I'm being told [0.1, 1] is not countable. It's clear for me that [0,1] isn't, but it feels less clear for [0.1, 1], and I'll try to explain my understanding:
Essentially the idea is that if I can map every number in [0.1, 1] on a unique whole number it's countable, otherwise it's not. So the idea would be to just remove the 0. and what remains is the unique whole number.
0.123 maps to 123, 0.123456789101112 maps to 123456789101112, 0.1 maps to 1. Since we're already mapping 0.1 to 1 we can't map 1 to it too, so we map 1 to 0. For any example you can write down in it's decimal form, this would work for.

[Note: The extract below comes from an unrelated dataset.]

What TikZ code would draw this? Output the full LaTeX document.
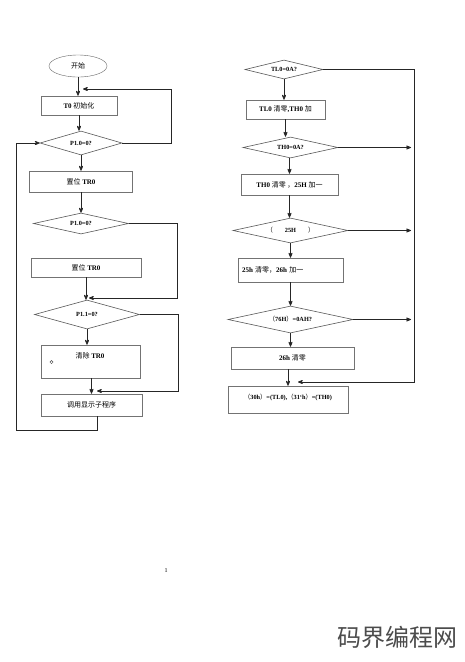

However...
An obvious example where this might/does break down is for instance the number pi/4, which has an infinite number of decimals. So we can't map a whole number onto it. Or can we? I don't know.
So why is it allowed for a decimal number to have infinite digits, but a whole number cannot? Or is that just the definition of whole numbers and the "countability" of a set, like the difference between rational and irrational numbers?
It is not countable. The quickest way to see this, if you already accept that $[0,1]$ is uncountable, is with a map $f(x) = \frac{x-0.1}{0.9}$, which is a bijection from $[0.1,1]$ to $[0,1]$.
Correct. Or take a number like $\frac19 = 0.\bar1$: what should this map to?
Informally, a number can have infinitely digits after the decimal point because each new digit makes it more and more precise: $3, 3.1, 3.14, 3.141, \ldots$ is getting closer and closer to some number (perhaps $\pi$). Adding digits to the left of the decimal point, on the other hand, makes the number explode: $1, 21, 321, 9321, \ldots$ isn't approaching any given number, it's shooting off to infinity.